For those who didn’t get the reference, in the comics, the Cosmic Treadmill was a tool that Barry Allen created in order to help him travel through time. So, there could be some really interesting applications here…
Francine’s son and Iris’ long-lost brother is definitely Wally West! Wonder how long before he gets hit by lightning…
Killer Frost Coming in Hot
Massive foreshadowing for Caitlyn Snow as Killer Frost, both in the “be open to new things” line and the slight freezing sound after she hugs Jax in the ending.
King Shark looked FABULOUS, much better than Grodd—which, in my opinion, was one of the more disappointing episodes in the first season of The Flash.

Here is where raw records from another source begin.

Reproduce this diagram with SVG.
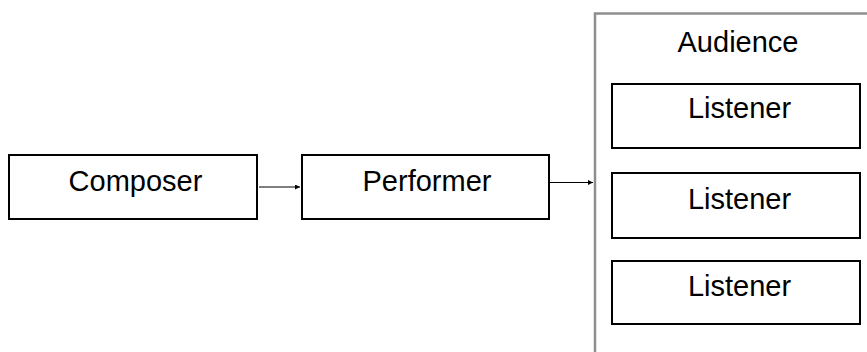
<svg xmlns="http://www.w3.org/2000/svg" width="867" height="352" viewBox="0 0 867 352">
  <defs>
    <style>
      .box { fill: #ffffff; stroke: #000000; stroke-width: 2; }
      .group { fill: #ffffff; stroke: #8e8e8e; stroke-width: 2.5; }
      .label { font-family: "Liberation Sans", Arial, sans-serif; font-size: 29px; fill: #000000; text-anchor: middle; }
      .edge { stroke: #000000; stroke-width: 1.2; fill: none; marker-end: url(#arrow); }
    </style>
    <marker id="arrow" viewBox="0 0 6 6" refX="6" refY="3" markerWidth="5" markerHeight="5" markerUnits="userSpaceOnUse" orient="auto">
      <path d="M0,0 L6,3 L0,6 Z" fill="#000000"/>
    </marker>
  </defs>
  <rect width="867" height="352" fill="#ffffff"/>

  <g id="audience">
    <rect class="group" x="595" y="13.5" width="300" height="400"/>
    <text class="label" x="738" y="52">Audience</text>
  </g>

  <g id="composer">
    <rect class="box" x="9" y="155" width="248" height="64"/>
    <text class="label" x="135.5" y="191">Composer</text>
  </g>

  <g id="performer">
    <rect class="box" x="302" y="155" width="247" height="64"/>
    <text class="label" x="427" y="191">Performer</text>
  </g>

  <g id="listener-1">
    <rect class="box" x="612" y="84" width="248" height="64"/>
    <text class="label" x="739.5" y="118">Listener</text>
  </g>

  <g id="listener-2">
    <rect class="box" x="612" y="173" width="248" height="65"/>
    <text class="label" x="739.5" y="208.5">Listener</text>
  </g>

  <g id="listener-3">
    <rect class="box" x="612" y="261" width="248" height="63"/>
    <text class="label" x="739.5" y="296">Listener</text>
  </g>

  <g id="connectors">
    <line class="edge" x1="259" y1="187" x2="300" y2="187"/>
    <line class="edge" x1="550" y1="182.5" x2="593" y2="182.5"/>
  </g>
</svg>
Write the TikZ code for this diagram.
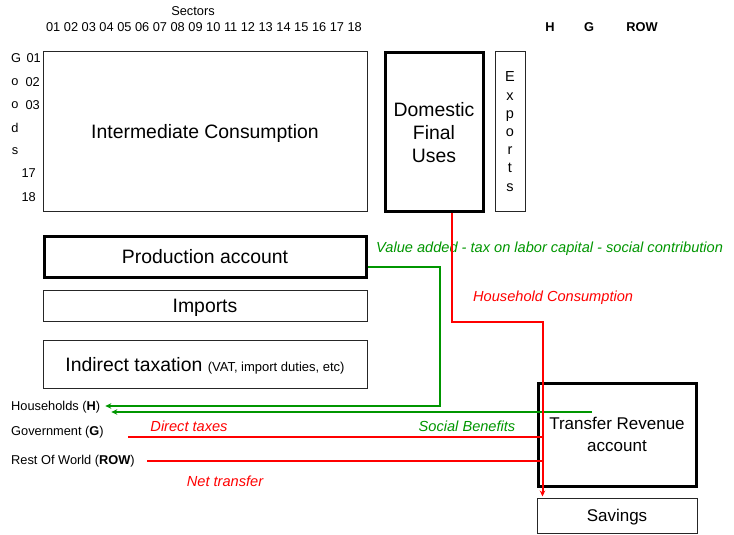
\documentclass[tikz,border=0pt]{standalone}
\usepackage{fontspec}
\setmainfont{Liberation Sans}
\usetikzlibrary{arrows.meta}
\definecolor{vgreen}{RGB}{0,150,0}
\definecolor{vred}{RGB}{255,0,0}
\begin{document}
\begin{tikzpicture}[x=1pt,y=-1pt,
  thinbox/.style={draw=black!85, line width=1pt, inner sep=0pt, align=center, text depth=0pt},
  thickbox/.style={draw=black, line width=3pt, inner sep=0pt, align=center, text depth=0pt},
  lbl/.style={inner sep=0pt, font=\fontsize{12.8}{15}\selectfont},
  big/.style={font=\fontsize{19.4}{23}\selectfont},
  mid/.style={font=\fontsize{17}{22}\selectfont},
  glink/.style={draw=vgreen, line width=2pt},
  rlink/.style={draw=vred, line width=2pt},
  gtxt/.style={text=vgreen, inner sep=0pt, font=\fontsize{14.6}{17}\selectfont\itshape},
  rtxt/.style={text=vred, inner sep=0pt, font=\fontsize{14.6}{17}\selectfont\itshape},
  tipend/.style={-{Stealth[length=6pt,width=5.5pt]}}
]
\useasboundingbox (0,0) rectangle (734,535);

% headers
\node[lbl] (sectors) at (193,11) {Sectors};
\node[lbl] (secnums) at (204,27) {01 02 03 04 05 06 07 08 09 10 11 12 13 14 15 16 17 18};
\node[lbl, font=\fontsize{12.8}{15}\selectfont\bfseries] (hcol) at (550,27) {H};
\node[lbl, font=\fontsize{12.8}{15}\selectfont\bfseries] (gcol) at (589,27) {G};
\node[lbl, font=\fontsize{12.8}{15}\selectfont\bfseries] (rowcol) at (642,27) {ROW};

% goods column
\node[lbl] (gG) at (16,58) {G};
\node[lbl] (go1) at (15,82) {o};
\node[lbl] (go2) at (15,105) {o};
\node[lbl] (gd) at (15,128) {d};
\node[lbl] (gs) at (15,151) {s};
\node[lbl, anchor=east] (n01) at (41,58) {01};
\node[lbl, anchor=east] (n02) at (40,82) {02};
\node[lbl, anchor=east] (n03) at (40,105) {03};
\node[lbl, anchor=east] (n17) at (36,173) {17};
\node[lbl, anchor=east] (n18) at (36,197) {18};

% boxes
\node[thinbox, big, minimum width=324pt, minimum height=159pt] (ic) at (205,131.5) {Intermediate Consumption};
\node[thickbox, big, minimum width=98pt, minimum height=158pt] (dfu) at (434,132) {Domestic\\Final\\Uses};
\node[thinbox, font=\fontsize{14.5}{18.2}\selectfont, minimum width=30pt, minimum height=159pt] (exp) at (510,131.5) {E\\x\\p\\o\\r\\t\\s};
\node[thickbox, big, minimum width=322pt, minimum height=41pt] (prod) at (205,256.5) {Production account};
\node[thinbox, big, minimum width=324pt, minimum height=31pt] (imp) at (205,305.5) {Imports};
\node[thinbox, big, minimum width=324pt, minimum height=48pt] (ind) at (205,364) {Indirect taxation {\fontsize{13}{15}\selectfont(VAT, import duties, etc)}};
\node[thickbox, mid, minimum width=158pt, minimum height=103pt] (tra) at (617,434.5) {Transfer Revenue\\account};
\node[thinbox, mid, minimum width=160pt, minimum height=35pt] (sav) at (617,515.5) {Savings};

% agents
\node[lbl, anchor=west] (hh) at (11,407) {Households (\textbf{H})};
\node[lbl, anchor=west] (gov) at (11,432) {Government (\textbf{G})};
\node[lbl, anchor=west] (row) at (11,461) {Rest Of World (\textbf{ROW})};

% labels
\node[gtxt, anchor=west] (va) at (376,249) {Value added - tax on labor capital - social contribution};
\node[rtxt, anchor=west] (hcons) at (473,298) {Household Consumption};
\node[gtxt] (sb) at (467,426) {Social Benefits};
\node[rtxt] (dt) at (189,426) {Direct taxes};
\node[rtxt] (nt) at (225,481) {Net transfer};

% green connectors
\coordinate (gturn) at (440,406);
\coordinate (hhtipa) at ([xshift=5pt]hh.east);
\draw[glink, tipend] ([yshift=-10pt]prod.east) -| (gturn) -- (hhtipa |- gturn);
\coordinate (sbstart) at (592,412);
\coordinate (hhtipb) at ([xshift=11pt]hh.east);
\draw[glink, tipend] (sbstart) -- (hhtipb |- sbstart);

% red connectors
\coordinate (redv) at (543,321);
\draw[rlink, tipend] ([xshift=18pt]dfu.south) -- ++(0,109) -| ([xshift=6pt,yshift=1pt]sav.north west);
\coordinate (dtstart) at (128,437);
\coordinate (ntstart) at (147,461);
\draw[rlink] (dtstart) -- (dtstart -| redv);
\draw[rlink] (ntstart) -- (ntstart -| redv);
\end{tikzpicture}
\end{document}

In the comics, King Shark is son of the Shark God (you read that right) and a Hawaiian woman, making him essentially the shark version of the Minotaur. He was originally a Superboy villain and often tangled with Aquaman, given his proximity to the Boy of Steel’s home base, Hawaii, and to Aquaman’s hangout… the, y’know, ocean.
King Shark’s also been affiliated with the Suicide Squad in the mainstream continuity of DC’s comics and the Earth-1 version has already joined the team as it appears in (kinda in-continuity) The Flash: Season Zero comics.
Speaking of Earth-2 and Zoom, here’s what’s happening next week on The Flash:
Watched it? Great. ‘Cause OH MY SPEED FORCE—ZOOM!!
And of course, Harrison Wells saying he created Zoom makes the “Barry is Zoom” theory even more plausible. And taking down King Shark with a stolen gun. Could King Shark be a Grodd-like experiment gone wrong on Earth-2? Or will we see characters with their more mystical origins intact à la Damien Darhk over at Arrow?